A: There’s no single answer. Start with a moderate number like 20 or 50. Then, double the number and see how much the result changes. If the change is minimal, your approximation is likely close to the true value. For high accuracy, hundreds or thousands of rectangles might be needed.

Q5: Can this calculator handle any function?

A: It can handle any function that can be expressed in standard JavaScript syntax. This includes polynomials, trigonometric functions (e.g., `Math.sin(x)`), exponential functions (`Math.exp(x)`), logarithms (`Math.log(x)`), and combinations thereof.

Q6: Is this calculator the same as a definite integral calculator?

A: It serves a similar purpose but uses a different method. A true definite integral calculator often uses symbolic integration or more advanced numerical methods like Simpson’s rule or the Trapezoidal rule to find a more precise answer.
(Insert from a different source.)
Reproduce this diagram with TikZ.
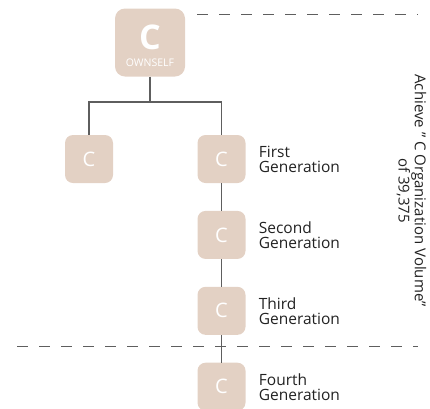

This tool specifically demonstrates the Riemann Sum approximation method.

Q7: What is the ‘unit’ of the result?

A: Since the inputs are unitless mathematical values, the output is also unitless, representing “square units” in a conceptual cartesian plane.

Q8: Why does the chart look strange for some functions?

A: Functions with very large or small values, or with vertical asymptotes, can be challenging to display clearly. The chart automatically scales, but extreme functions might not render perfectly. The numerical result will still be correct based on the inputs.